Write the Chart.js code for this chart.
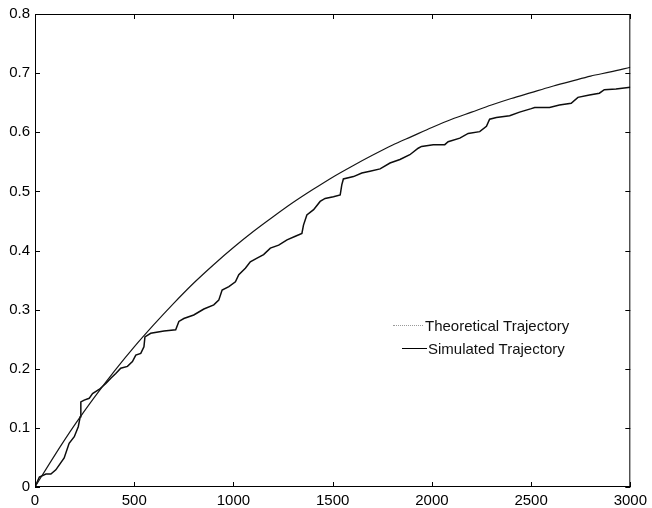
<!DOCTYPE html>
<html lang="en">
<head>
  <meta charset="UTF-8" />
  <title>Theoretical vs Simulated Trajectory</title>
  <script src="https://cdn.jsdelivr.net/npm/chart.js"></script>
  <style>
    body {
      margin: 0;
      background: #fff;
      font-family: 'Liberation Sans', Arial, sans-serif;
    }
    .wrap {
      position: relative;
      width: 652px;
      height: 508px;
    }
    .legend {
      position: absolute;
      left: 393px;
      top: 314px;
      font-size: 15px;
      line-height: 23px;
      color: #111;
    }
    .legend .row {
      display: flex;
      align-items: center;
      white-space: nowrap;
    }
    .legend .dots {
      display: inline-block;
      width: 30px;
      border-top: 1px dotted #999;
      margin-right: 2px;
    }
    .legend .solid {
      display: inline-block;
      width: 25px;
      margin-left: 9px;
      margin-right: 1px;
      border-top: 1px solid #000;
    }
  </style>
</head>
<body>
  <div class="wrap">
    <canvas id="trajChart" width="652" height="508"></canvas>
    <div class="legend">
      <div class="row"><span class="dots"></span>Theoretical Trajectory</div>
      <div class="row"><span class="solid"></span>Simulated Trajectory</div>
    </div>
  </div>

  <script>
    // axis ticks
    const xTicks = [0, 500, 1000, 1500, 2000, 2500, 3000];
    const yTicks = [0, 0.1, 0.2, 0.3, 0.4, 0.5, 0.6, 0.7, 0.8];
    const yTickLabels = ['0', '0.1', '0.2', '0.3', '0.4', '0.5', '0.6', '0.7', '0.8'];

    // theoretical trajectory, read every 100 steps
    const theoX = [0, 100, 200, 300, 400, 500, 600, 700, 800, 900, 1000, 1100, 1200, 1300, 1400, 1500,
                   1600, 1700, 1800, 1900, 2000, 2100, 2200, 2300, 2400, 2500, 2600, 2700, 2800, 2900, 3000];
    const theoY = [0, 0.054, 0.105, 0.152, 0.196, 0.237, 0.275, 0.311, 0.345, 0.376, 0.405, 0.432, 0.457,
                   0.481, 0.503, 0.524, 0.543, 0.561, 0.578, 0.593, 0.608, 0.622, 0.634, 0.646, 0.657,
                   0.667, 0.677, 0.686, 0.695, 0.702, 0.710];

    // simulated trajectory
    const simX = [0, 22, 55, 80, 105, 147, 172, 198, 218, 228, 231, 248, 273, 290, 323, 357, 382, 407, 432,
                  466, 491, 508, 533, 549, 554, 583, 650, 709, 725, 750, 800, 851, 901, 926, 943, 977, 1010,
                  1027, 1060, 1085, 1119, 1152, 1186, 1228, 1270, 1312, 1345, 1353, 1370, 1404, 1437, 1462,
                  1504, 1538, 1546, 1554, 1605, 1647, 1688, 1739, 1789, 1839, 1889, 1931, 1948, 2007, 2065,
                  2082, 2141, 2183, 2241, 2275, 2291, 2325, 2392, 2442, 2501, 2518, 2593, 2643, 2702, 2736,
                  2794, 2844, 2869, 2928, 3000];
    const simY = [0, 0.017, 0.022, 0.022, 0.029, 0.049, 0.074, 0.085, 0.102, 0.119, 0.144, 0.147, 0.150,
                  0.158, 0.165, 0.175, 0.184, 0.192, 0.201, 0.204, 0.212, 0.223, 0.226, 0.237, 0.254, 0.260,
                  0.264, 0.266, 0.280, 0.285, 0.291, 0.301, 0.308, 0.316, 0.333, 0.339, 0.347, 0.359, 0.370,
                  0.381, 0.387, 0.393, 0.404, 0.409, 0.418, 0.424, 0.429, 0.443, 0.460, 0.469, 0.483, 0.488,
                  0.491, 0.494, 0.511, 0.521, 0.525, 0.531, 0.534, 0.538, 0.548, 0.554, 0.562, 0.573, 0.576,
                  0.579, 0.579, 0.584, 0.590, 0.598, 0.601, 0.610, 0.622, 0.625, 0.628, 0.634, 0.640, 0.642,
                  0.642, 0.646, 0.649, 0.659, 0.663, 0.666, 0.672, 0.673, 0.676];

    Chart.defaults.font.family = "'Liberation Sans', Arial, sans-serif";
    Chart.defaults.font.size = 15;
    Chart.defaults.color = '#000';

    // box around the plot with matlab style inward ticks
    const frame = {
      id: 'frame',
      afterDraw(chart) {
        const { ctx, chartArea: a, scales: { x, y } } = chart;
        ctx.save();
        ctx.strokeStyle = '#000';
        ctx.lineWidth = 1;
        ctx.strokeRect(a.left + 0.5, a.top + 0.5, a.width - 1, a.height - 1);
        ctx.beginPath();
        x.ticks.forEach(t => {
          const p = Math.round(x.getPixelForValue(t.value)) + 0.5;
          ctx.moveTo(p, a.bottom); ctx.lineTo(p, a.bottom - 5);
          ctx.moveTo(p, a.top); ctx.lineTo(p, a.top + 5);
        });
        y.ticks.forEach(t => {
          const p = Math.round(y.getPixelForValue(t.value)) + 0.5;
          ctx.moveTo(a.left, p); ctx.lineTo(a.left + 5, p);
          ctx.moveTo(a.right, p); ctx.lineTo(a.right - 5, p);
        });
        ctx.stroke();
        ctx.restore();
      }
    };

    new Chart(document.getElementById('trajChart'), {
      type: 'line',
      data: {
        datasets: [
          {
            label: 'Theoretical Trajectory',
            data: theoX.map((v, i) => ({ x: v, y: theoY[i] })),
            borderColor: '#151515',
            borderWidth: 1.2,
            pointRadius: 0,
            cubicInterpolationMode: 'monotone'
          },
          {
            label: 'Simulated Trajectory',
            data: simX.map((v, i) => ({ x: v, y: simY[i] })),
            borderColor: '#0d0d0d',
            borderWidth: 1.5,
            pointRadius: 0,
            tension: 0
          }
        ]
      },
      options: {
        responsive: false,
        animation: false,
        layout: { padding: { top: 14, right: 20, left: 0, bottom: 0 } },
        plugins: {
          legend: { display: false },
          tooltip: { enabled: false }
        },
        scales: {
          x: {
            type: 'linear',
            min: 0,
            max: 3000,
            grid: { display: false, drawTicks: false },
            border: { display: false },
            ticks: { padding: 5, maxRotation: 0, callback: v => String(v) },
            afterBuildTicks: s => { s.ticks = xTicks.map(v => ({ value: v })); },
            afterFit: s => { s.height = 21; }
          },
          y: {
            min: 0,
            max: 0.8,
            grid: { display: false, drawTicks: false },
            border: { display: false },
            ticks: { padding: 5, callback: (v, i) => yTickLabels[i] },
            afterBuildTicks: s => { s.ticks = yTicks.map(v => ({ value: v })); },
            afterFit: s => { s.width = 35; }
          }
        }
      },
      plugins: [frame]
    });
  </script>
</body>
</html>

________________________

> _REQUIRED WORK_:
Give all the lines above again, character for character, without pictures.

> _OUTPUT BELOW_:
Write the Chart.js code for this chart.
<!DOCTYPE html>
<html lang="en">
<head>
  <meta charset="UTF-8" />
  <title>Theoretical vs Simulated Trajectory</title>
  <script src="https://cdn.jsdelivr.net/npm/chart.js"></script>
  <style>
    body {
      margin: 0;
      background: #fff;
      font-family: 'Liberation Sans', Arial, sans-serif;
    }
    .wrap {
      position: relative;
      width: 652px;
      height: 508px;
    }
    .legend {
      position: absolute;
      left: 393px;
      top: 314px;
      font-size: 15px;
      line-height: 23px;
      color: #111;
    }
    .legend .row {
      display: flex;
      align-items: center;
      white-space: nowrap;
    }
    .legend .dots {
      display: inline-block;
      width: 30px;
      border-top: 1px dotted #999;
      margin-right: 2px;
    }
    .legend .solid {
      display: inline-block;
      width: 25px;
      margin-left: 9px;
      margin-right: 1px;
      border-top: 1px solid #000;
    }
  </style>
</head>
<body>
  <div class="wrap">
    <canvas id="trajChart" width="652" height="508"></canvas>
    <div class="legend">
      <div class="row"><span class="dots"></span>Theoretical Trajectory</div>
      <div class="row"><span class="solid"></span>Simulated Trajectory</div>
    </div>
  </div>

  <script>
    // axis ticks
    const xTicks = [0, 500, 1000, 1500, 2000, 2500, 3000];
    const yTicks = [0, 0.1, 0.2, 0.3, 0.4, 0.5, 0.6, 0.7, 0.8];
    const yTickLabels = ['0', '0.1', '0.2', '0.3', '0.4', '0.5', '0.6', '0.7', '0.8'];

    // theoretical trajectory, read every 100 steps
    const theoX = [0, 100, 200, 300, 400, 500, 600, 700, 800, 900, 1000, 1100, 1200, 1300, 1400, 1500,
                   1600, 1700, 1800, 1900, 2000, 2100, 2200, 2300, 2400, 2500, 2600, 2700, 2800, 2900, 3000];
    const theoY = [0, 0.054, 0.105, 0.152, 0.196, 0.237, 0.275, 0.311, 0.345, 0.376, 0.405, 0.432, 0.457,
                   0.481, 0.503, 0.524, 0.543, 0.561, 0.578, 0.593, 0.608, 0.622, 0.634, 0.646, 0.657,
                   0.667, 0.677, 0.686, 0.695, 0.702, 0.710];

    // simulated trajectory
    const simX = [0, 22, 55, 80, 105, 147, 172, 198, 218, 228, 231, 248, 273, 290, 323, 357, 382, 407, 432,
                  466, 491, 508, 533, 549, 554, 583, 650, 709, 725, 750, 800, 851, 901, 926, 943, 977, 1010,
                  1027, 1060, 1085, 1119, 1152, 1186, 1228, 1270, 1312, 1345, 1353, 1370, 1404, 1437, 1462,
                  1504, 1538, 1546, 1554, 1605, 1647, 1688, 1739, 1789, 1839, 1889, 1931, 1948, 2007, 2065,
                  2082, 2141, 2183, 2241, 2275, 2291, 2325, 2392, 2442, 2501, 2518, 2593, 2643, 2702, 2736,
                  2794, 2844, 2869, 2928, 3000];
    const simY = [0, 0.017, 0.022, 0.022, 0.029, 0.049, 0.074, 0.085, 0.102, 0.119, 0.144, 0.147, 0.150,
                  0.158, 0.165, 0.175, 0.184, 0.192, 0.201, 0.204, 0.212, 0.223, 0.226, 0.237, 0.254, 0.260,
                  0.264, 0.266, 0.280, 0.285, 0.291, 0.301, 0.308, 0.316, 0.333, 0.339, 0.347, 0.359, 0.370,
                  0.381, 0.387, 0.393, 0.404, 0.409, 0.418, 0.424, 0.429, 0.443, 0.460, 0.469, 0.483, 0.488,
                  0.491, 0.494, 0.511, 0.521, 0.525, 0.531, 0.534, 0.538, 0.548, 0.554, 0.562, 0.573, 0.576,
                  0.579, 0.579, 0.584, 0.590, 0.598, 0.601, 0.610, 0.622, 0.625, 0.628, 0.634, 0.640, 0.642,
                  0.642, 0.646, 0.649, 0.659, 0.663, 0.666, 0.672, 0.673, 0.676];

    Chart.defaults.font.family = "'Liberation Sans', Arial, sans-serif";
    Chart.defaults.font.size = 15;
    Chart.defaults.color = '#000';

    // box around the plot with matlab style inward ticks
    const frame = {
      id: 'frame',
      afterDraw(chart) {
        const { ctx, chartArea: a, scales: { x, y } } = chart;
        ctx.save();
        ctx.strokeStyle = '#000';
        ctx.lineWidth = 1;
        ctx.strokeRect(a.left + 0.5, a.top + 0.5, a.width - 1, a.height - 1);
        ctx.beginPath();
        x.ticks.forEach(t => {
          const p = Math.round(x.getPixelForValue(t.value)) + 0.5;
          ctx.moveTo(p, a.bottom); ctx.lineTo(p, a.bottom - 5);
          ctx.moveTo(p, a.top); ctx.lineTo(p, a.top + 5);
        });
        y.ticks.forEach(t => {
          const p = Math.round(y.getPixelForValue(t.value)) + 0.5;
          ctx.moveTo(a.left, p); ctx.lineTo(a.left + 5, p);
          ctx.moveTo(a.right, p); ctx.lineTo(a.right - 5, p);
        });
        ctx.stroke();
        ctx.restore();
      }
    };

    new Chart(document.getElementById('trajChart'), {
      type: 'line',
      data: {
        datasets: [
          {
            label: 'Theoretical Trajectory',
            data: theoX.map((v, i) => ({ x: v, y: theoY[i] })),
            borderColor: '#151515',
            borderWidth: 1.2,
            pointRadius: 0,
            cubicInterpolationMode: 'monotone'
          },
          {
            label: 'Simulated Trajectory',
            data: simX.map((v, i) => ({ x: v, y: simY[i] })),
            borderColor: '#0d0d0d',
            borderWidth: 1.5,
            pointRadius: 0,
            tension: 0
          }
        ]
      },
      options: {
        responsive: false,
        animation: false,
        layout: { padding: { top: 14, right: 20, left: 0, bottom: 0 } },
        plugins: {
          legend: { display: false },
          tooltip: { enabled: false }
        },
        scales: {
          x: {
            type: 'linear',
            min: 0,
            max: 3000,
            grid: { display: false, drawTicks: false },
            border: { display: false },
            ticks: { padding: 5, maxRotation: 0, callback: v => String(v) },
            afterBuildTicks: s => { s.ticks = xTicks.map(v => ({ value: v })); },
            afterFit: s => { s.height = 21; }
          },
          y: {
            min: 0,
            max: 0.8,
            grid: { display: false, drawTicks: false },
            border: { display: false },
            ticks: { padding: 5, callback: (v, i) => yTickLabels[i] },
            afterBuildTicks: s => { s.ticks = yTicks.map(v => ({ value: v })); },
            afterFit: s => { s.width = 35; }
          }
        }
      },
      plugins: [frame]
    });
  </script>
</body>
</html>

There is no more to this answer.